Das alles entfachte bereits Maßnahmen der obersten Verwaltungsspitze. Das Bauministerium arbeitet an vereinfachten Einreisebedingungen für Migranten, die sich für Arbeiten am Bau interessieren. Sie müssen einen negativen Covid-Test vorweisen und einen Arbeitgeber finden, der ihre Anstellung garantiert. Eine weitere Hürde für ihren Zuzug ist aber weiter die russische Bürokratie. "Es ist recht schwer, die neuen Einwanderungsregeln wirklich als vereinfacht zu bezeichnen", schreibt Kommersant zu den Ministeriumsplänen.
Kein Ersatz durch russische Arbeitslose
Durch die Wirtschaftskrise in Folge der Corona-Pandemie wurden auch zahlreiche Russen arbeitslos. Die vorher recht niedrige Arbeitslosenquote stieg auf mittlerweile 6,3 %, das ist der höchste Wert seit zehn Jahren. Warum rekrutiert man neue Kräfte für unbesetzte Migrantenstellen nicht aus dem Heer dieser einheimischen Arbeitslosen?
Sacharow weiß dafür eine wichtige Erklärung: Die Ausländer und ihre Stellen seien schon dort, wo die Nachfrage nach Arbeitskräften hoch sei, etwa in Metropolen. Dagegen verteilt sich die Arbeitslosigkeit regional ganz anders und im größten Flächenstaat der Erde bedeutet das, dass viele Arbeitslose in strukturschwachen Regionen Tausende von Kilometern entfernt vom Ort des Arbeitskräftemangels leben.
Zwar sind viele Russen in Bezug auf eine Arbeitsstelle räumlich sehr flexibel und ziehen auch mal mit Kind und Kegel einige Tausend Kilometer weiter für einen passenden Job. Dieser muss nicht unbedingt der eigenen Ausbildung entsprechen - laut der Nesawisimaja Gaseta arbeiten 64 % der russischen Beschäftigten in Jobs, die nicht ihrer Ausbildung entsprechen - ein Wert weit über dem in Deutschland (37 %).
Jedoch sind die frei bleibenden Migrantenstellen unsichere, schlecht bezahlte Stellen in miesen Verhältnissen, für die kaum jemand sein komplettes gewohntes Lebensumfeld am anderen Ende des Landes aufgeben will. Noch dazu befinden sie sich in Regionen Russlands mit überdurchschnittlich hohen Lebenshaltungskosten, in die man höchstens umzieht, weil man dort eine gesicherte und gut bezahlte Stellung findet. Einen weiten räumlichen Sprung in einen unsicheren, unattraktiven und mäßig bezahlten Job etwa in Moskau macht nur, wer dazu keine Alternative hat - wie die Bewohner von mittelasiatischen Staaten ohne inländische Zukunftschancen.
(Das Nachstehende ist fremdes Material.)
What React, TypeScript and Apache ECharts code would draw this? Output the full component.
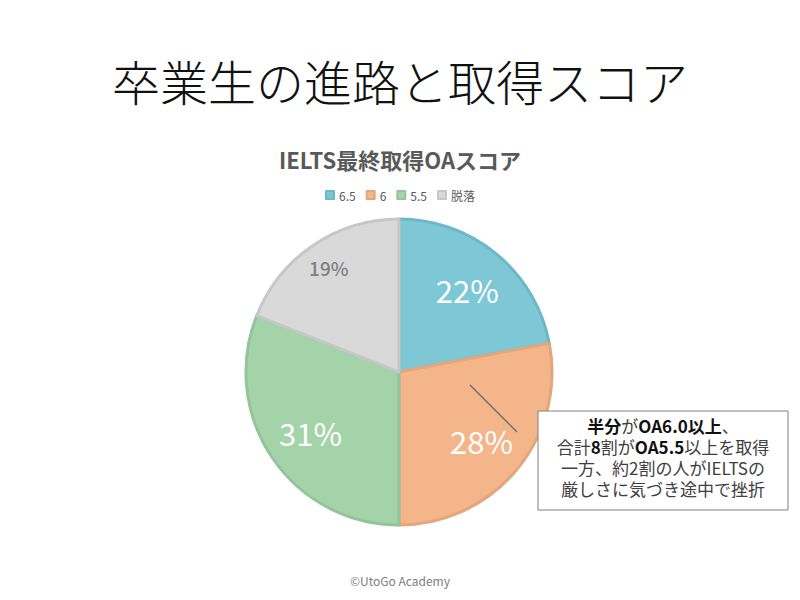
import React, { useEffect, useRef } from "react";
import * as echarts from "echarts";

const categories = ["6.5", "6", "5.5", "脱落"];
const shares = [22, 28, 31, 19];
const fillColors = ["#7EC8D6", "#F4B58A", "#A4D3AA", "#D9D9D9"];
const borderColors = ["#6DB8C8", "#E4A67B", "#93C49A", "#C7C7C7"];
const labelColors = ["#FFFFFF", "#FFFFFF", "#FFFFFF", "#7F7F7F"];
const labelSizes = [31, 31, 31, 19];

const FONT = "'Noto Sans CJK JP', 'Noto Sans', sans-serif";

export default function App() {
  const ref = useRef<HTMLDivElement>(null);
  useEffect(() => {
    if (!ref.current) return;
    const chart = echarts.init(ref.current, undefined, { renderer: "svg" });
    const cx = 399;
    const cy = 372;
    const r = 153;
    const pieData = categories.map((name, i) => ({
      name,
      value: shares[i],
      itemStyle: { color: fillColors[i], borderColor: borderColors[i], borderWidth: 3 },
    }));
    const labelData = categories.map((name, i) => ({
      name,
      value: shares[i],
      label: {
        color: labelColors[i],
        fontSize: labelSizes[i],
        fontWeight: i === 3 ? 500 : "normal",
        offset: i === 3 ? [-10, -16] : [0, 0],
      },
    }));
    chart.setOption({
      animation: false,
      backgroundColor: "#FFFFFF",
      textStyle: { fontFamily: FONT },
      title: [
        {
          text: "卒業生の進路と取得スコア",
          left: "center",
          top: 51,
          textStyle: { fontSize: 48, fontWeight: 300, color: "#111111", fontFamily: FONT },
        },
        {
          text: "IELTS最終取得OAスコア",
          left: "center",
          top: 143,
          textStyle: { fontSize: 22, fontWeight: "bold", color: "#595959", fontFamily: FONT },
        },
        {
          text: "©UtoGo Academy",
          left: "center",
          top: 569,
          textStyle: { fontSize: 12, fontWeight: "normal", color: "#808080", fontFamily: FONT },
        },
      ],
      legend: {
        data: categories,
        top: 184,
        left: "center",
        icon: "rect",
        itemWidth: 8,
        itemHeight: 8,
        itemGap: 10,
        textStyle: { fontSize: 12, color: "#595959", fontFamily: FONT },
      },
      series: [
        {
          type: "pie",
          center: [cx, cy],
          radius: [0, r],
          startAngle: 90,
          clockwise: true,
          label: { show: false },
          labelLine: { show: false },
          emphasis: { disabled: true },
          data: pieData,
        },
        {
          type: "pie",
          center: [cx, cy],
          radius: [r * 0.36, r],
          startAngle: 90,
          clockwise: true,
          silent: true,
          legendHoverLink: false,
          itemStyle: { color: "transparent", borderWidth: 0 },
          label: {
            show: true,
            position: "inside",
            formatter: "{c}%",
            fontFamily: FONT,
          },
          labelLine: { show: false },
          emphasis: { disabled: true },
          data: labelData,
        },
      ],
      graphic: [
        {
          type: "line",
          shape: { x1: 470, y1: 385, x2: 517, y2: 432 },
          style: { stroke: "#6F6F6F", lineWidth: 1.5 },
          z: 10,
        },
        {
          type: "rect",
          shape: { x: 538, y: 411, width: 250, height: 99 },
          style: { fill: "#FFFFFF", stroke: "#808080", lineWidth: 1 },
          z: 10,
        },
        {
          type: "text",
          x: 663,
          y: 415,
          z: 11,
          style: {
            text:
              "{b|半分}{n|が}{b|OA6.0以上}{n|、}\n" +
              "{n|合計}{b|8}{n|割が}{b|OA5.5}{n|以上を取得}\n" +
              "{n|一方、約2割の人がIELTSの}\n" +
              "{n|厳しさに気づき途中で挫折}",
            align: "center",
            verticalAlign: "top",
            fontFamily: FONT,
            fontSize: 17,
            lineHeight: 21,
            fill: "#333333",
            rich: {
              b: { fontWeight: "bold", fontSize: 17, lineHeight: 21, fill: "#111111", fontFamily: FONT },
              n: { fontWeight: "normal", fontSize: 17, lineHeight: 21, fill: "#404040", fontFamily: FONT },
            },
          },
        },
      ],
    });
    return () => chart.dispose();
  }, []);
  return (
    <div
      ref={ref}
      style={{ position: "absolute", left: 0, top: 0, width: 800, height: 600 }}
    />
  );
}
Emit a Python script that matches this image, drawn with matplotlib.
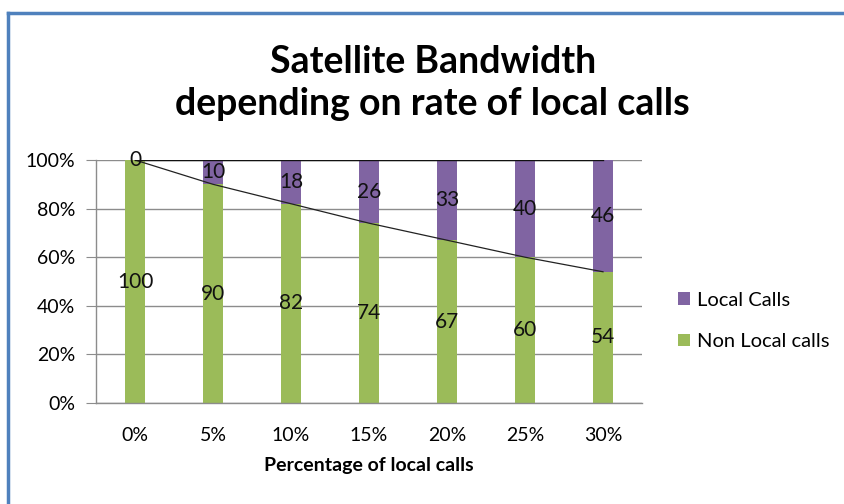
import matplotlib
matplotlib.use("Agg")
import matplotlib.pyplot as plt
from matplotlib.lines import Line2D
import numpy as np

categories = ["0%", "5%", "10%", "15%", "20%", "25%", "30%"]
local_calls = [0, 10, 18, 26, 33, 40, 46]
non_local_calls = [100, 90, 82, 74, 67, 60, 54]
y_ticks = [0, 20, 40, 60, 80, 100]
y_tick_labels = ["0%", "20%", "40%", "60%", "80%", "100%"]

GREEN = "#9BBB59"
PURPLE = "#8064A2"
GRID = "#8C8C8C"
FONT = "Lato"

fig = plt.figure(figsize=(8.45, 5.04), dpi=100)
ax = fig.add_axes([96/845, 101/504, 546/845, 243/504])

x = np.arange(len(categories))
tot = np.array(local_calls) + np.array(non_local_calls)
nl_pct = np.array(non_local_calls) / tot * 100
lc_pct = np.array(local_calls) / tot * 100

w = 0.245
ax.bar(x, nl_pct, width=w, color=GREEN, label="Non Local calls", zorder=2)
ax.bar(x, lc_pct, width=w, bottom=nl_pct, color=PURPLE, label="Local Calls", zorder=2)

# series lines
ax.plot(x, nl_pct, color="#222222", lw=0.9, zorder=3)
ax.plot(x, nl_pct + lc_pct, color="#111111", lw=1.0, zorder=3)

for i in range(len(x)):
    ax.text(x[i], nl_pct[i] / 2, str(non_local_calls[i]), ha="center", va="center",
            fontsize=15, family=FONT, color="#111111", zorder=4)
    ax.text(x[i], nl_pct[i] + lc_pct[i] / 2, str(local_calls[i]), ha="center", va="center",
            fontsize=15, family=FONT, color="#111111", zorder=4)

ax.set_xlim(-0.5, 6.5)
ax.set_ylim(0, 100)
ax.set_yticks(y_ticks)
ax.set_yticklabels(y_tick_labels, family=FONT, fontsize=14)
ax.set_xticks(x)
ax.set_xticklabels(categories, family=FONT, fontsize=14)
ax.tick_params(axis="x", length=0, pad=17)
ax.tick_params(axis="y", length=7, color=GRID, pad=8)
ax.yaxis.grid(True, color=GRID, lw=1.0, zorder=0)
ax.set_axisbelow(True)
for s in ["top", "right"]:
    ax.spines[s].set_visible(False)
for s in ["left", "bottom"]:
    ax.spines[s].set_color(GRID)
    ax.spines[s].set_linewidth(1.0)

ax.set_xlabel("Percentage of local calls", family=FONT, fontsize=14, fontweight="bold", labelpad=10)

fig.text(0.512, 1 - 83/504, "Satellite Bandwidth\ndepending on rate of local calls", ha="center", va="center",
         fontsize=27, fontweight="bold", family=FONT, linespacing=1.3)

handles, labels = ax.get_legend_handles_labels()
leg = fig.legend(handles[::-1], labels[::-1], loc="center left", bbox_to_anchor=(660/845, 1 - 321/504),
                 frameon=False, prop={"family": FONT, "size": 14.5}, handlelength=0.6, handleheight=0.6,
                 handletextpad=0.35, labelspacing=1.2)

# blue border (top and left)
fig.add_artist(Line2D([8/845, 1.0], [1 - 13/504, 1 - 13/504], color="#4F81BD", lw=2.5, transform=fig.transFigure))
fig.add_artist(Line2D([8/845, 8/845], [0, 1 - 13/504], color="#4F81BD", lw=2.5, transform=fig.transFigure))

fig.savefig("out.png", dpi=100)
Eine mögliche Alternative ist hierbei für Russen in ihrer Heimatregion übrigens der Bezug des vergleichsweise niedrigen russischen Arbeitslosengeldes in Kombination mit einer der weit verbreiteten illegalen Beschäftigungen - zusammen bietet sich hier ein vergleichbarer oder sogar besserer Lebensstandard als der von Bau-Hilfsarbeitern in Moskau.
Die Wiederankurbelung der Baubranche ist für Russland gesamtgesellschaftlich wichtig. Der Bau sei der Motor des russischen Wirtschaftswachstums stellt Kommersant dazu fest. Die öffentliche Hand gibt viele Projekte in Auftrag, 1.100 Bauinvestitionen sind hier in den kommenden zwei Jahren geplant. Weitere Bauaufträge entstehen durch eine hohe, unbefriedigte Nachfrage nach angemessenem Wohnraum in den Metropolen.
So ist mit weiteren Aktionen der Behörden zu rechnen, um der fehlenden Umsetzung wichtiger Vorhaben durch den Arbeitskräftemangel zu begegnen - sie sind für die wirtschaftliche Zukunft Russlands lebenswichtig. Ob sie wirkungsvoller werden, als die erste Maßnahme des Bauministeriums, bleibt abzuwarten.